20 May 2017 12:26 IST

Under GST, a 4-tier tax slab for services

Input tax credits for firms will ensure consumer costs won’t go up: Jaitley

A bulk of services will be taxed at the standard rate of 18 per cent under the four-tier rate structure for services that the GST Council finalised for taxing services. Finance Minister Arun Jaitley stressed that this would not be inflationary, and that consumers would not have to pay more.

“Consumers will not be impacted as the service providers will get input tax credit. For any price hikes, the anti-profiteering clause will also come into effect,” he told reporters after the meeting. On Thursday, the council had come out with a four-tier rate structure for goods.
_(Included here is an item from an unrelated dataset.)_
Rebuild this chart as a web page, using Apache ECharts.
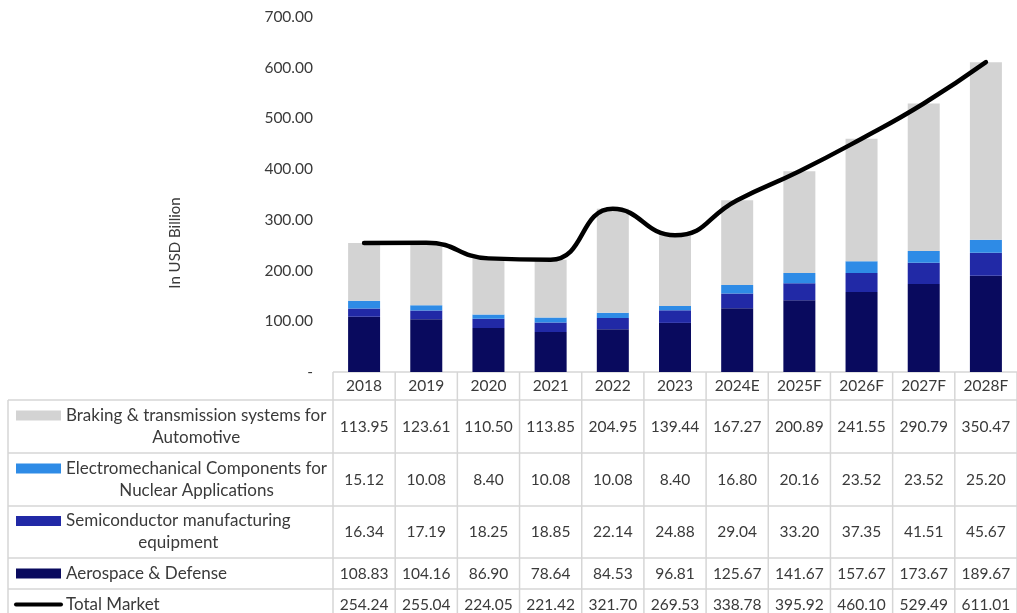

Currently, most services are taxed at 15 per cent and there have been concerns that an 18 per cent rate under GST would make them more expensive. Explaining the decision, Revenue Secretary Hasmukh Adhia said there are multiple local and State levies such as entertainment and luxury taxes that would be subsumed.

“With the existing incidence of service tax and luxury tax, how can the GST rate for services go down? We need to have a revenue-neutral rate,” he said. It is unlikely that there will a cess on services.

With input tax credit now provided for both goods and services, he promised that the effective tax rate will be lower than the headline rate.

As per the rate structure finalised by the Council, education, healthcare and general railway travel will be exempt from GST. All other exemptions would also continue under GST.

Transport of goods by air, road and railways as well as railway travel in AC classes and cab aggregators would attract a 5 per cent tax. “Their main input is petroleum, which is out of GST, and so they cannot claim input tax credit. Hence, a lower tax rate for these services,” said Adhia.

Works contracts would be taxed at 12 per cent and business class travel on airlines at 12 per cent. Hotels and restaurants, depending on their services, will attract tax rates ranging from 5 per cent to 28 per cent. IT, telecom and financial services will attract 18 per cent GST.

While billing customers, mobile and insurance companies will be expected to rework their prices to ensure that the input tax credit is reflected, and the overall incidence on customers does not increase, Adhia said.

A peak rate of 28 per cent will be charged on five services, including five-star hotels and restaurants, cinema, gambling and horse race betting. States can also levy an additional entertainment tax on cinema that will be used for local bodies. A decision on the taxation of lottery is pending and it may be taxed at an even higher rate.

The next round of meetings of the GST Council is scheduled for June 3 in New Delhi when it will approve the levy on the six remaining goods: gold, agricultural implements, bidis and cigarettes, textiles and footwear.

It will also finalise the remaining two rules for GST and review the administrative preparedness of GSTN. Officials stressed that the new levy will come into effect from July 1.

Tax on e-commerce

The GST Council also decided to tax e-commerce sellers at 1 per cent. The Centre and the States would each levy a tax at the rate of 0.5 per cent at source on online sellers. The GST law has a provision to levy a tax at source of up to 2 per cent on e-commerce firms.

FinMin warns firms against ‘profiteering’

The Finance Ministry has warned India Inc not to raise prices in anticipation of the Goods and Services Tax, saying such a move could invoke the anti-profiteering clause even now. “The machinery for the anti-profiteering authority may not be ready at present, but any change in prices will be called into question,” Revenue Secretary Hasmukh Adhia said on Friday.

His comments came after the GST Council finalised the rates for goods and services, giving companies adequate time to work out their pricing policies.

Adhia said the Centre would soon begin work on setting up an anti-profiteering agency, as proposed in the GST law, so as to ensure that companies pass on the benefit of lower taxes to consumers. The Centre, he said, could even take suo motu action against firms engaging in profiteering.

Meanwhile, the government also said that despite the higher standard rate of 18 per cent, service providers would get input tax credit, which will lower the effective incidence of GST. However, analysts said consumers might end up bearing the brunt of the higher tax.

“The 18 per cent tax on most services would lead to a 20 per cent hike in the bills of most services including telecom,” said Priyajit Ghosh, Partner, Indirect Tax, KPMG in India. Calling for more sensitive treatment of telecom, Uday Pimprikar, Tax Partner, EY India, said, “Imposing 18 per cent tax on telecom is likely to increase the overall tax burden and therefore may have a negative impact on the consumer expense. It needs to be appreciated that telecom is a necessity and an extremely important infrastructure service.”